Selective Breeding Versus Genetic Engineering
It is thought that agriculture involving domestication of plants and animals was developed around 12,000 years ago. Human ventures of altering the communities of plants and animals are even older than that.
Over the centuries, man has carried out selective breeding between different but related plants. The best example of this selective plant breeding is origin of Maize. It has been estimated that around 7500 years ago, the farmers in Mexico had domesticated a wild plant called Teosinte, and kept doing selecting breeding improving the characteristics until their offsprings was turned into today’s Maize. The two plants viz. Maize and Teosinte are so different that the scientists kept them in different genera, until they were finally found to be of same genus with varying species. Thus, selecting breeding in plants (and animals) is as old as our history.
The selective breeding remains fundamentally same even today. The breeders take two different varieties of a plant, each of which has individual traits that make it useful over others and then breed them. For example, one variety may be of high yield while another may be pest resistant. The two varieties are interbred and from among the offsprings, random plants that show both high yield and pest resistance are selected. The resulting plants are called Hybrids. A Hybrid represents combination of two sets of genes, one set originating from each parent.

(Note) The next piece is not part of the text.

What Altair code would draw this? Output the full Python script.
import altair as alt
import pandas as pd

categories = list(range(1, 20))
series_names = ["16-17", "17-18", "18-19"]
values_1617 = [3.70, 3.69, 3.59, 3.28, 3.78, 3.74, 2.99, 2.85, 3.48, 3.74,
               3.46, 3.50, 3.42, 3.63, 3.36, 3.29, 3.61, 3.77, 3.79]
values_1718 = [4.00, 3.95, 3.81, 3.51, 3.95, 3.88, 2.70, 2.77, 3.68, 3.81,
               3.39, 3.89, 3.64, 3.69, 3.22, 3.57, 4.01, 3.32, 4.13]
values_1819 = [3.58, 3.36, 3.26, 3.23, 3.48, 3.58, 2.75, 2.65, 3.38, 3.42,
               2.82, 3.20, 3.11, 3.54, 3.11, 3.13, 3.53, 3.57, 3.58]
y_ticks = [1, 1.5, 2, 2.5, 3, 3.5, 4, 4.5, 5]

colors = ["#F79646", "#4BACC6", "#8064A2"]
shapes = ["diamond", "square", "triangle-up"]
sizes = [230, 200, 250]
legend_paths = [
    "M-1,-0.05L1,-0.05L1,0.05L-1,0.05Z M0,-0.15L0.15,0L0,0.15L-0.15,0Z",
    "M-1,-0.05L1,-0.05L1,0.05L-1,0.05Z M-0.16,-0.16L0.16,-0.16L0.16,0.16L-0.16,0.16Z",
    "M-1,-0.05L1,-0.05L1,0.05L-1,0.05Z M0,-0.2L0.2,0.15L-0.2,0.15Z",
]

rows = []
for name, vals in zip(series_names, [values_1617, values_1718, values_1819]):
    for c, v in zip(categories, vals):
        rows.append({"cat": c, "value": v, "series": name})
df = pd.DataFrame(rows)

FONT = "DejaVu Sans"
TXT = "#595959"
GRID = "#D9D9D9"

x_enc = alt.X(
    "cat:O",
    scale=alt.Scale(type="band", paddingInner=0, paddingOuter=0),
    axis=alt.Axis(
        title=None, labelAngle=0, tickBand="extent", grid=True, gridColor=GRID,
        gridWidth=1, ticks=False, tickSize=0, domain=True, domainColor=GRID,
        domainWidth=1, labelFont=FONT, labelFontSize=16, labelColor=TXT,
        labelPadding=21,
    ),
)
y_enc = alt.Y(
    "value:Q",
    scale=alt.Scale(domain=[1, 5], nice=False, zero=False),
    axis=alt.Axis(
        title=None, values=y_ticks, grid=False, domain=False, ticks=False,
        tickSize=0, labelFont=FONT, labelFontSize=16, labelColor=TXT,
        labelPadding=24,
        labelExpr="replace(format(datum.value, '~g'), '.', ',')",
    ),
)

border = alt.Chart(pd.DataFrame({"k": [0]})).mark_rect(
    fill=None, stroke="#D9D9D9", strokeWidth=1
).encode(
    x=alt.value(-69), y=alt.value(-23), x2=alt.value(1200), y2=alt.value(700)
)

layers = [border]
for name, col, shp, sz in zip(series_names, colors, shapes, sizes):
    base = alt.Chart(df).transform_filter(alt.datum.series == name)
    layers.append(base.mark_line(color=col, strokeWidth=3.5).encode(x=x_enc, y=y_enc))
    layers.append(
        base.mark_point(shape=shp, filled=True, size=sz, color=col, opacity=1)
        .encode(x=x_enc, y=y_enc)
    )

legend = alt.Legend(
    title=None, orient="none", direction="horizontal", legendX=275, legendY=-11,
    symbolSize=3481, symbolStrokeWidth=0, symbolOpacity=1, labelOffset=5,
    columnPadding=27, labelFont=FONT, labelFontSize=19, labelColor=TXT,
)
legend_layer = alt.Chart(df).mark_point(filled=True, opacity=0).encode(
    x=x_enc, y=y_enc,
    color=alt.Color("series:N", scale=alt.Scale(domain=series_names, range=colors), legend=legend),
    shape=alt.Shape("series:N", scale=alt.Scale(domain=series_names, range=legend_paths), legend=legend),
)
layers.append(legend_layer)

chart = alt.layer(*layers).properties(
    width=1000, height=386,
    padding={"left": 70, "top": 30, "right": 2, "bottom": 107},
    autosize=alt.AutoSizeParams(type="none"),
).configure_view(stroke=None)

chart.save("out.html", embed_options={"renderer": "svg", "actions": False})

Traditional selective breeding versus Genetic Engineering
There are two main drawbacks of the traditional selective breeding. First, it is a slow process. Second, selective breeding is a random process. In this random process, it is possible that the selected plants may have also acquired some undesirable traits, which were not observed in parent. For example, parent was not susceptible to a particular virus but offspring was found to be. Similarly, it is also possible that what was observed as a desirable trait in parent, was not seen in offspring. Thus, to avoid the undesirable traits, and to recover the desired traits, the scientist / breeders need to do something which is called back-crossing to one of the parent lines. The back crossing is done for usually three generations to arrive at what is desired. All this makes the process too long and tardy. Further, this process is limited by natural barriers which stop different species of organisms from breeding with each other. This is where genetic engineering comes into play. Genetic engineering can make things faster and allow mixing of genes of distantly related or even unrelated plants / animals.